Tuesday, 16 December 2014: 5:45 PM
Arash Sharifi1, Ali Pourmand1, Elizabeth A Canuel2, Erin Ferer-Tyler2, Larry C Peterson3, Bernhard Aichner4, Sarah J Feakins5, Touraj Daryaee6, Morteza Djamali7, Abdolmajid Naderi Beni8, Hamid A.K. Lahijani9 and Peter K Swart3, (1)University of Miami, Neptune Isotope Laboratory (NIL), Department of Marine Geosciences, Rosenstiel School of Marine and Atmospheric Science, Miami, FL, United States, (2)Virginia Inst Marine Sciences, Gloucester Point, VA, United States, (3)Univ Miami, Miami, FL, United States, (4)University of Potsdam, Potsdam, Germany, (5)University of Southern California, Los Angeles, CA, United States, (6)Samuel M. Jordan Center for Persian Studies and Culture at the University of California, Irvine, CA, Irvine, CA, United States, (7)Institut Méditerranéen de biodiversité et d’Ecologie, Aix-en-Provence, France, (8)Iranian National Institute for Oceanography and Atmospheric Science (INIOAS), Marine Geology Division, Tehran, Iran, (9)Iranian National Institute for Oceanography and Atmospheric Science, Marine Geology, Tehran, Iran
Abstract:
Human civilizations around the globe have been influenced by abrupt climate change throughout the Holocene. The paucity of high-resolution palaeoclimate data from the “Cradle of Civilization” in West Asia, however, has limited our ability to evaluate the potential role of Holocene climate variability on early societies. We present a high-resolution, multi-proxy reconstruction of aeolian input and palaeoenvironmental conditions based on a 13-kyr record of ombrotrophic (rain fed) peat from Neor Lake in Northwest Iran.
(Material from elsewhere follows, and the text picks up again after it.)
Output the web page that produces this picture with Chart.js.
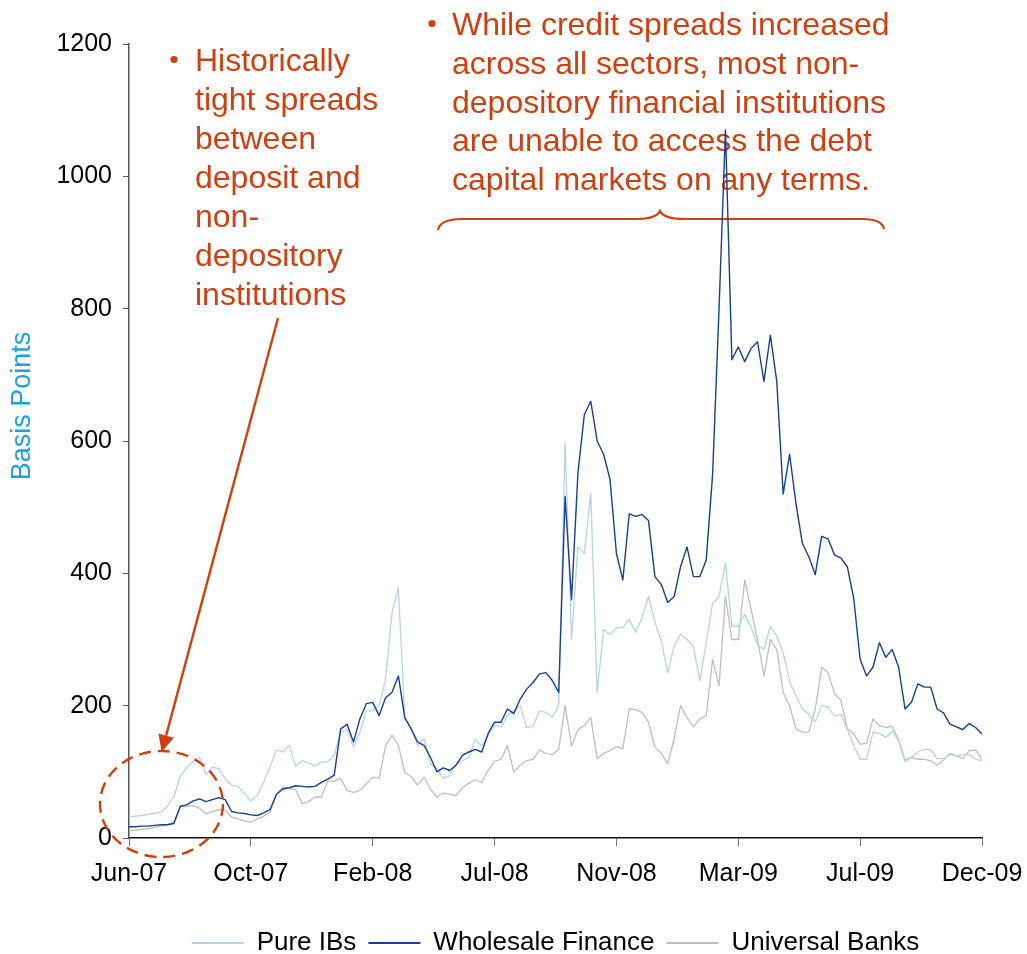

Variations in relative abundances of major and trace elements, total organic carbon (TOC), stable carbon isotopes of TOC (δ13CTOC) and compound-specific leaf wax hydrogen isotope (δD) compositions suggest dry and dusty conditions prevailed during the Younger Dryas, and a substantial increase in atmospheric dust loading and decrease in moisture availability occurred between the early and late Holocene. In addition, variations in radiogenic Sr-Nd-Hf isotopic composition and REE anomalies in samples from Neor peat core indicate significant shifts occurred in source contributions of eolian material to the study area between the Younger Dryas, early and late Holocene. Time-series analysis of aeolian input to NE Iran reveals periodicities at 540, 1050 and 2940 years that correspond with solar variability and internal climate feedbacks identified in other records of Holocene climate change from the northern hemisphere. Transitions in major Mesopotamian and Persian civilizations, including the collapse of the Akkadian empire at 4,200 yr BP, the fall of the Ur III empire at 3,955 yr BP, the fall of Elam empire at 2,500 yr BP and the demise of the Achaemenids around 2,280 BP overlap with major dust events from this study. Several other episodes of enhanced atmospheric dust, however, are not reflected in historical or archaeological accounts of the late Holocene. This indicates either abrupt climate change was not the sole driver of societal changes in the region, or that historical records of these events are incomplete.